These Are the Top 5 Anti-Inflammatory Food Groups Linked to Long-Term Brain Health
Chronic inflammation also plays a role in the development of cognitive conditions like dementia and Alzheimer’s Disease. That’s why a crucial aspect of preserving long-term brain health is cutting down on inflammatory triggers wherever you can. You’re probably already doing this in a few ways: quitting smoking, limiting your alcohol use, getting enough sleep, cutting down on stress, and staying active. There are also some simple choices you can make at the grocery store that will be a net-positive for your brain health and your relationship with inflammation.
A new study out of the American Academy of Neurology found that people who follow an anti-inflammatory diet, rich in a few key ingredients, had a lower risk of developing dementia later in life. In the study, researchers surveyed more than 1,000 people in Greece about the types of food they ate over the course of three years. They sought to elicit the kinds of food people were eating most regularly, including dairy products, cereals, fruits, vegetables, meats, fish, legumes, alcoholic beverages, and sweets. The participants were then broken up into stratified groups and given scores based on how inflammatory their overall diets were.
Over the course of the study, 62 people—around six percent of study participants—developed dementia. These people just so happened to be those in the group representing the most inflammatory diets. In fact, those who ate the most inflammatory foods during the study were found to be three times more likely to develop dementia when compared to people who maintained anti-inflammatory diets.
The best and most effective way to reduce your intake of inflammatory foods is to eliminate highly-processed foods like fast foods, saturated fats, and sugary beverages, as these are some of the most common food triggers that increase inflammation.
As is the case with one-off studies such as this one, more research is needed before we draw any definitive conclusions. But the findings in this study certainly jive with our growing understanding of the inflammation-brain connection: When the body is inflamed, so is the brain. The researchers have even gone so far as to say these results should inform dietary recommendations for the long-term preservation of cognitive health.
“Our results are getting us closer to characterizing and measuring the inflammatory potential of people’s diets,” said study author Nikolaos Scarmeas, MD, PhD, of the National and Kapodistrian University of Athens in Greece. “That, in turn, could help inform more tailored and precise dietary recommendations and other strategies to maintain cognitive health.”
The study highlighted three key food groups and two beverages that were present across the brain-boosting, anti-inflammatory diets. And while these may come as no surprise to already-healthy eaters, it is certainly good for us to refresh our minds about each their benefits.

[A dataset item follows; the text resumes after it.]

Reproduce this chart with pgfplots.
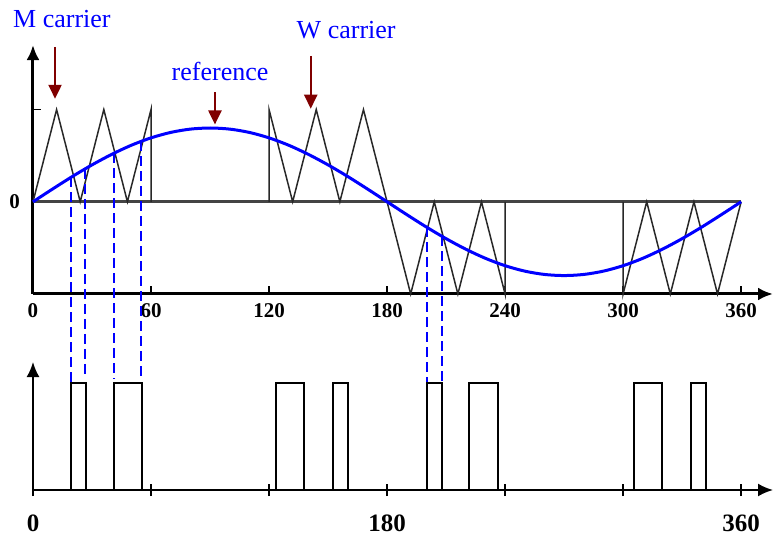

Here are the 5 top anti-inflammatory foods and drinks linked to long-term brain health.
Yup, no surprise here. Try to include at least four to five servings of fruit in your diet per week. If optimal anti-inflammatory benefits are what you’re after, strawberries, blueberries, raspberries, and blackberries are all excellent options. The entire berry family contains antioxidants called anthocyanins, which are compounds that have powerful anti-inflammatory effects.
Particularly of the leafy green variety—think broccoli, spinach, kale, and collards. These verdant superfoods are filled with vitamin E, another natural antioxidant that has been shown to reduce processes of inflammation and calm overactive immune systems.
Beans have a bad reputation when it comes to inflammation. It has been suspected that beans cause inflammation because they contain lectins, a protein that binds to carbohydrates and is difficult for the body to break down. In reality, soaking, sprouting or cooking beans—which is most often how they are prepared—neutralized these lectins and prevents them from binding. Beans and legumes are not only full of nutrients and antioxidants, but they are also densely packed with fiber and protein—all of which are crucial elements of any anti-inflammatory diet.
4. Coffee and tea
Caffeine dependents can rejoice, because members of the study who demonstrated long-term cognitive health were also found to be coffee and tea drinkers. Coffee has been a suspected anti-inflammation agent for some time, as it contains polyphenols, which are naturally occurring anti-inflammatory compounds. Tea, on the other hand, possesses antioxidants called catechins, which reduce inflammation. Green tea, in particular, contains something called EGCG, the most powerful type of catechin. While other teas also have EGCG, green tea packs the biggest punch when it comes to inflammation.